Studio album by Oktobar 1864
- Released: 1990
- Recorded: March 1990
- Studio: RTV Titograd studio
- Genre: Funk rock; jazz pop; blue-eyed soul;
- Label: PGP-RTB
- Producer: Oktobar 1864, Theodore Yanni

Oktobar 1864 chronology
| Igra bojama (1988) | Crni ples (1990) | Najbolje (1997) |

= Crni ples =

Crni ples (trans. Black Dance) is the third and last studio album by the Yugoslav rock band Oktobar 1864, released in 1990.

Professional ratings
Review scores
| Source | Rating |
| Ritam |  |

==Background and recording==
Following the success of their second studio album, the 1988 Igra bojama (Play With Colors) and a number of concerts in Yugoslavia and several concerts abroad, the band started working on their third album, making preparations for the recording in Zemun's Pink studio, owned by the band's former bass guitarist Željko Mitrović. The album was recorded in the studio of RTV Titograd in March 1990. The album was produced by Theodore Yanni and the band members, and featured guest appearances by Deže Molnar on tenor and alto saxophone and keyboards, Dragan Kozarčić on trumpet, Anton Horvat on baritone saxophone, Milan Mladenović on backing vocals, Blagoje Nedeljković of the band Rock Street on drums (in "Denis") and Ted Yanni on guitar (solo in "Crni ples").

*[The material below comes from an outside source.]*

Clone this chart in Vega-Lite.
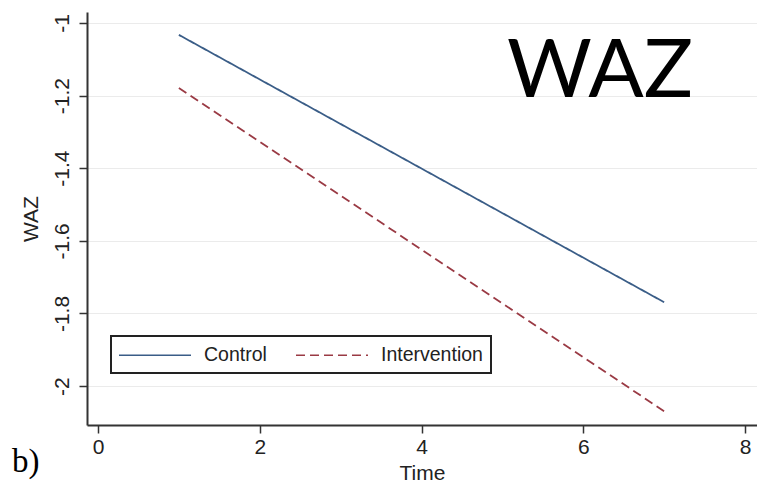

The album cover was, as the cover for the band's previous album, designed by comic book artist Zoran Janjetov.

==Track listing==
All songs written by Oktobar 1864, except where noted.

A side
| No. | Title | Lyrics | Music | Length |
|---|---|---|---|---|
| 1. | "Crni ples" ("Black Dance") |  |  | 3:56 |
| 2. | "Miris predgrađa" ("Smell of the Suburbs") | EXT art group | Oktobar 1864 | 5:03 |
| 3. | "Twilight" |  |  | 4:19 |
| 4. | "Denis" |  |  | 3:06 |

B side
| No. | Title | Lyrics | Music | Length |
|---|---|---|---|---|
| 1. | "E 7/9" | EXT art group | Oktobar 1864 | 3:47 |
| 2. | "Put" ("Road") |  |  | 4:20 |
| 3. | "Osećam za tebe" ("I Feel for You") |  |  | 3:53 |
| 4. | "***" |  |  | 4:45 |
| 5. | "Pat, Bill & Jesse" |  |  | 3:03 |

== Personnel ==
- Tanja Jovićević - vocals
- Goran Tomanović - guitar
- Ljuba Tomanović - bass guitar
- Ivan Zečević - drums
- Dejan Abadić - keyboards
- Slobodan Andrić - saxophone
- Branko Baćović - trumpet
- Vuk Dinić - trombone

===Additional personnel===
- Deže Molnar - saxophone
- Anton Horvat - saxophone
- Dragan Kozarčić - trumpet
- Blagoje Nedeljković - drums (on track A4)
- Orhan Begovski - percussion
- Milan Mladenović - backing vocals
- Theodore Yanni - producer, recorded by, guitar (solo on track A1)
- Aleksandar Dujin - music arrangements (brass section)
- Slobodan Stanišić - recorded by
- Zoran Janjetov - cover design
- Dragan Jojkić - photography

==Reception==
The album was, as the band's previous two releases, well received by audience and critics alike. It brought the hits "Crni ples", "Miris predgrađa", "Denis" and "Put". However, despite large popularity and praises coming from Yugoslav music critics, due to the outbreak of the Yugoslav Wars in 1991, the band members decided to end their activity. They held their farewell concert in Students' Cultural Center in Belgrade in January 1992.

==Legacy==
In 2011, the song "Crni ples" was polled, by the listeners of Radio 202, one of 60 greatest songs released by PGP-RTB/PGP-RTS during the sixty years of the label's existence.